| name | skill-quality-scorer |
| description | Evaluate the quality of a Codex skill from multiple dimensions and produce a structured score, verdict, and revision guidance. Use when reviewing a `SKILL.md`, scoring a skill folder, comparing two skills, performing cross-review on a newly created skill, or checking whether a skill is triggerable, executable, concise, and maintainable without loading unnecessary context. |
Skill Quality Scorer
Goal
Score a skill on quality, not domain sophistication. Review whether another agent could trigger and use the skill reliably with minimal ambiguity and minimal context waste.
Quick Workflow
- Read the target
SKILL.md.
- If the skill documents a real callable or CLI, inspect the live interface before trusting notebook-derived claims.
- For data workflows, try to follow the skill on representative data before final scoring.
- Read only the referenced files needed to judge execution quality, resource partitioning, validation quality, source grounding, and empirical executability.
- Score each required dimension using
references/rubric.md.
- Apply hard gates before computing the final verdict.
- Return a compact scorecard plus the highest-signal revision guidance.
- For every dimension score, include an explicit rationale directly under that score in the report.

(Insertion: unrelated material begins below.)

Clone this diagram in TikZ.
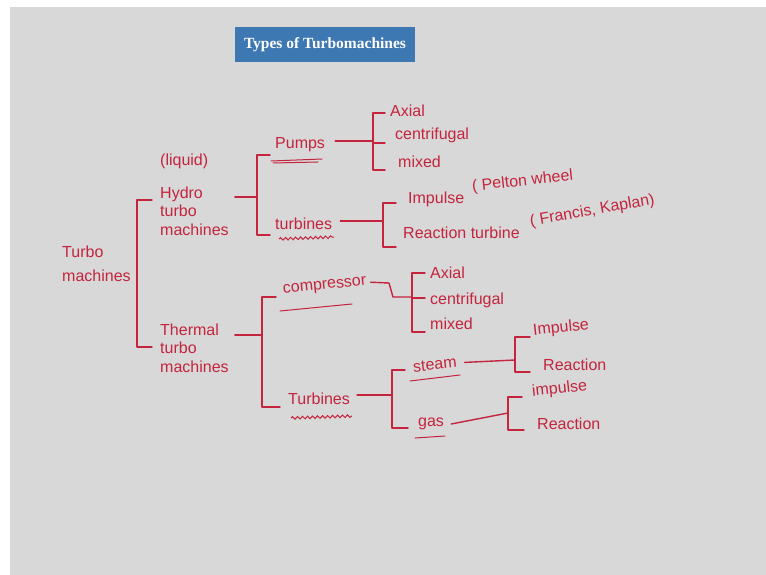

- Write a human-readable Markdown score report to the current working directory instead of hiding it inside the generated skill folder.
Scope
Use this skill to review:
- a skill folder
- a standalone
SKILL.md
- a proposed skill diff
- two competing skill designs
- a notebook-derived skill after conversion
Do not score:
- the scientific correctness of the underlying domain unless the skill itself makes unsupported domain claims
- code quality outside the skill's own bundled scripts and instructions
- repository-wide documentation unrelated to the skill
Review Rules
- Default to reading
SKILL.md first.
- Read
references/ only when the main skill explicitly depends on them or when resource partitioning is being scored.
- Read
scripts/ only when the skill relies on them for core execution or validation.
- When the skill claims concrete function or CLI behavior, verify that behavior against source,
help(...), or -h/--help before treating the skill as complete.
- For notebook-derived data workflows, do not stop at interface inspection if representative data can be constructed or loaded reasonably.
- Treat missing branch coverage for
method, backend, mode, provider, or similar parameters as a real usability risk, not a minor omission.
- Do not reward verbosity.
- Do not reward domain difficulty.
- Do not assume missing validation or compatibility notes are present elsewhere.
- Penalize trigger ambiguity, execution ambiguity, and hidden dependencies aggressively.
Hard Gates
Apply these gates before issuing a passing verdict:
Trigger Precision must be at least 3/5.
Execution Clarity must be at least 3/5.
Validation Strength must be at least 3/5.
- For data workflows,
Empirical Executability must be at least 3/5.
If any hard-gate dimension is below 3, the skill cannot receive a pass verdict even if the weighted score is otherwise high.
Output Format
Return results in this order:
- Overall verdict:
pass, revise, or fail
- Weighted score out of
100
- Dimension-by-dimension scores, with a short reason under each score
- Top issues blocking a higher score
- Targeted revision actions
Also write a Markdown report file in the current working directory with a strict name like:
<skill-name>-score-report-YYYY-MM-DD.md
Do not place this report inside the generated skill folder unless the user explicitly asks for that.
The filename pattern replaces older loose names such as score-report.md.
The report should include concrete evidence, not only the final score:
- files reviewed
- commands actually run
- test and validation outputs
- interface inspection evidence
- reviewer-run empirical execution evidence on real or synthetic data when applicable
- dimension-by-dimension scoring rationale, written directly under each dimension score instead of only in a separate summary section
- residual risks
Keep the review concise. Prefer high-signal findings over a long narrative.
Comparison Mode
When comparing two skills:
- score both using the same rubric
- keep the same standard across both reviews
- explain which one is more triggerable, more executable, or more maintainable
- identify whether one is shorter but underspecified or richer but too heavy
Cross-Review Guidance
When reviewing a skill that was just created in the same repository:
- treat the scoring as independent evaluation
- do not import the creator's unstated intentions
- score only what is discoverable from the skill and its referenced resources
- if a needed behavior exists only in the source notebook or in the author's head, score that as missing
- if a notebook-derived skill documents only one observed
method path but the source has more branches, score the missing branches as an execution and compatibility gap
Resource Map
- Read
references/rubric.md for scoring dimensions, weights, and verdict rules.
- Read
references/output-template.md when you need a consistent review format.
- Read
references/source-grounding-audit.md when judging whether a skill is grounded in real function signatures, docstrings, or branch behavior.
- Run
scripts/inspect_python_interface.py when you need a quick source-grounded view of a Python callable before scoring completeness.